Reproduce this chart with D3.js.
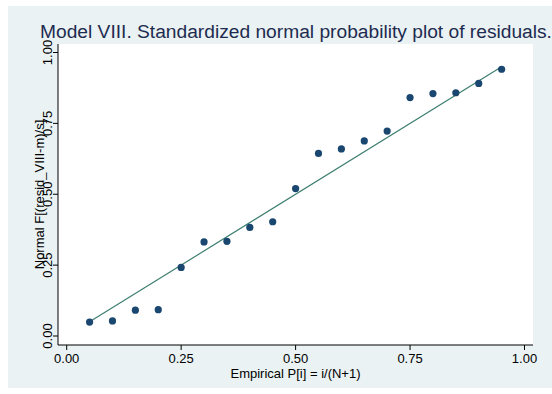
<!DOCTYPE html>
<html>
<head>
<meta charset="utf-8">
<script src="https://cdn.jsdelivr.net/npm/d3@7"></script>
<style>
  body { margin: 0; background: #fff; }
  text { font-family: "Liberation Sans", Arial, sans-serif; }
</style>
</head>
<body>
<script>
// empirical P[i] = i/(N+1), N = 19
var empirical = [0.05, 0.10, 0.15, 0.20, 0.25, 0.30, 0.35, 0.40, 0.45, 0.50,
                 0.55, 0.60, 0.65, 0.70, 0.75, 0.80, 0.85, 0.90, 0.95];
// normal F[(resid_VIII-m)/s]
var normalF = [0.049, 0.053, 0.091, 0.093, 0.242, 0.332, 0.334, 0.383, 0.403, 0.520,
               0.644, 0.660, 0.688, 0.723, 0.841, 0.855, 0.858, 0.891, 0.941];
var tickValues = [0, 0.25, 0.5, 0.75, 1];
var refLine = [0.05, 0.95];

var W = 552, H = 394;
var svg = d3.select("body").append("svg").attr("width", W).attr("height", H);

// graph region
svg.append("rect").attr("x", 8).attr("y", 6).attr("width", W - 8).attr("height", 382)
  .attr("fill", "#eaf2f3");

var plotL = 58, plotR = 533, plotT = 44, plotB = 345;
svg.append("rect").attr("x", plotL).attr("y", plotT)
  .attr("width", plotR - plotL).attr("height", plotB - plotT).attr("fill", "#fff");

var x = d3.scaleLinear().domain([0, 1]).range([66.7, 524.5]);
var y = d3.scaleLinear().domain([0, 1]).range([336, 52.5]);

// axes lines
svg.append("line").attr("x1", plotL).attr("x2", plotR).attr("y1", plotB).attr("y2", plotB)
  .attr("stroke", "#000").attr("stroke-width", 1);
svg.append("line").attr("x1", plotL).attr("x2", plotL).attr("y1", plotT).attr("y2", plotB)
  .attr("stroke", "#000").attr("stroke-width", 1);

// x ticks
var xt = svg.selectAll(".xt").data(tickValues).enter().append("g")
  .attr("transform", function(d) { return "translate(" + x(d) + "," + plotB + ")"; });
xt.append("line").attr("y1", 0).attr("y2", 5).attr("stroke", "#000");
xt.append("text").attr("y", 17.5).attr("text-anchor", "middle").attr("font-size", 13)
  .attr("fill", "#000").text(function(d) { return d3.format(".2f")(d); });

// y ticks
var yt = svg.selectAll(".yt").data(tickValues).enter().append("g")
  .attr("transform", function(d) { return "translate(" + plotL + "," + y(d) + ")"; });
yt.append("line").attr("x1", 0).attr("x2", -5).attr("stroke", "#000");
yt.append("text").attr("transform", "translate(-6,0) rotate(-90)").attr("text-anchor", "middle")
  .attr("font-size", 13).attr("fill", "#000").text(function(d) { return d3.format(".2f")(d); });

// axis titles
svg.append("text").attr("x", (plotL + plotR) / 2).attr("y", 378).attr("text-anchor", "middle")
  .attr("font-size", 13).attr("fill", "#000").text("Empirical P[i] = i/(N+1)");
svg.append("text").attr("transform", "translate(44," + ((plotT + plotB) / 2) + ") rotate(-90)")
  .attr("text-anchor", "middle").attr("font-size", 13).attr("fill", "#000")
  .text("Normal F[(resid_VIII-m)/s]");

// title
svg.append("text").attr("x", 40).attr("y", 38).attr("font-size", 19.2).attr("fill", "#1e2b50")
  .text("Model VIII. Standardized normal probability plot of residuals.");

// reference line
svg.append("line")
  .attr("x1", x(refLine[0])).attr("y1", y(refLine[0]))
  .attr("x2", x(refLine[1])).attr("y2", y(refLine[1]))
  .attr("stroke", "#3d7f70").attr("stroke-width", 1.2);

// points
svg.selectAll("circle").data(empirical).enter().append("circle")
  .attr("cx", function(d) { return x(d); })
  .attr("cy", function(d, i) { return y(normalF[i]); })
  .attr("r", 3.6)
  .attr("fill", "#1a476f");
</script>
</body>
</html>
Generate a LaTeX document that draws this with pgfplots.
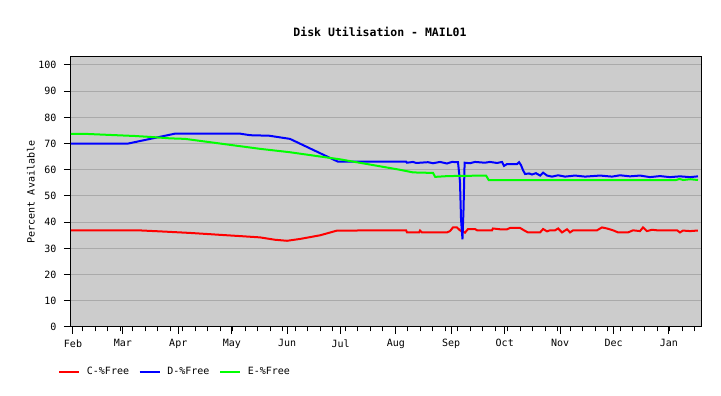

#####

- THE PROBLEM
The data above should be repeated exactly, minus any pictures.

- REPLY
Reproduce this chart with D3.js.
<!DOCTYPE html>
<html>
<head>
<meta charset="utf-8">
<script src="https://cdn.jsdelivr.net/npm/d3@7"></script>
<style>
  body { margin: 0; background: #fff; }
  text { font-family: "Liberation Sans", Arial, sans-serif; }
</style>
</head>
<body>
<script>
// empirical P[i] = i/(N+1), N = 19
var empirical = [0.05, 0.10, 0.15, 0.20, 0.25, 0.30, 0.35, 0.40, 0.45, 0.50,
                 0.55, 0.60, 0.65, 0.70, 0.75, 0.80, 0.85, 0.90, 0.95];
// normal F[(resid_VIII-m)/s]
var normalF = [0.049, 0.053, 0.091, 0.093, 0.242, 0.332, 0.334, 0.383, 0.403, 0.520,
               0.644, 0.660, 0.688, 0.723, 0.841, 0.855, 0.858, 0.891, 0.941];
var tickValues = [0, 0.25, 0.5, 0.75, 1];
var refLine = [0.05, 0.95];

var W = 552, H = 394;
var svg = d3.select("body").append("svg").attr("width", W).attr("height", H);

// graph region
svg.append("rect").attr("x", 8).attr("y", 6).attr("width", W - 8).attr("height", 382)
  .attr("fill", "#eaf2f3");

var plotL = 58, plotR = 533, plotT = 44, plotB = 345;
svg.append("rect").attr("x", plotL).attr("y", plotT)
  .attr("width", plotR - plotL).attr("height", plotB - plotT).attr("fill", "#fff");

var x = d3.scaleLinear().domain([0, 1]).range([66.7, 524.5]);
var y = d3.scaleLinear().domain([0, 1]).range([336, 52.5]);

// axes lines
svg.append("line").attr("x1", plotL).attr("x2", plotR).attr("y1", plotB).attr("y2", plotB)
  .attr("stroke", "#000").attr("stroke-width", 1);
svg.append("line").attr("x1", plotL).attr("x2", plotL).attr("y1", plotT).attr("y2", plotB)
  .attr("stroke", "#000").attr("stroke-width", 1);

// x ticks
var xt = svg.selectAll(".xt").data(tickValues).enter().append("g")
  .attr("transform", function(d) { return "translate(" + x(d) + "," + plotB + ")"; });
xt.append("line").attr("y1", 0).attr("y2", 5).attr("stroke", "#000");
xt.append("text").attr("y", 17.5).attr("text-anchor", "middle").attr("font-size", 13)
  .attr("fill", "#000").text(function(d) { return d3.format(".2f")(d); });

// y ticks
var yt = svg.selectAll(".yt").data(tickValues).enter().append("g")
  .attr("transform", function(d) { return "translate(" + plotL + "," + y(d) + ")"; });
yt.append("line").attr("x1", 0).attr("x2", -5).attr("stroke", "#000");
yt.append("text").attr("transform", "translate(-6,0) rotate(-90)").attr("text-anchor", "middle")
  .attr("font-size", 13).attr("fill", "#000").text(function(d) { return d3.format(".2f")(d); });

// axis titles
svg.append("text").attr("x", (plotL + plotR) / 2).attr("y", 378).attr("text-anchor", "middle")
  .attr("font-size", 13).attr("fill", "#000").text("Empirical P[i] = i/(N+1)");
svg.append("text").attr("transform", "translate(44," + ((plotT + plotB) / 2) + ") rotate(-90)")
  .attr("text-anchor", "middle").attr("font-size", 13).attr("fill", "#000")
  .text("Normal F[(resid_VIII-m)/s]");

// title
svg.append("text").attr("x", 40).attr("y", 38).attr("font-size", 19.2).attr("fill", "#1e2b50")
  .text("Model VIII. Standardized normal probability plot of residuals.");

// reference line
svg.append("line")
  .attr("x1", x(refLine[0])).attr("y1", y(refLine[0]))
  .attr("x2", x(refLine[1])).attr("y2", y(refLine[1]))
  .attr("stroke", "#3d7f70").attr("stroke-width", 1.2);

// points
svg.selectAll("circle").data(empirical).enter().append("circle")
  .attr("cx", function(d) { return x(d); })
  .attr("cy", function(d, i) { return y(normalF[i]); })
  .attr("r", 3.6)
  .attr("fill", "#1a476f");
</script>
</body>
</html>
Generate a LaTeX document that draws this with pgfplots.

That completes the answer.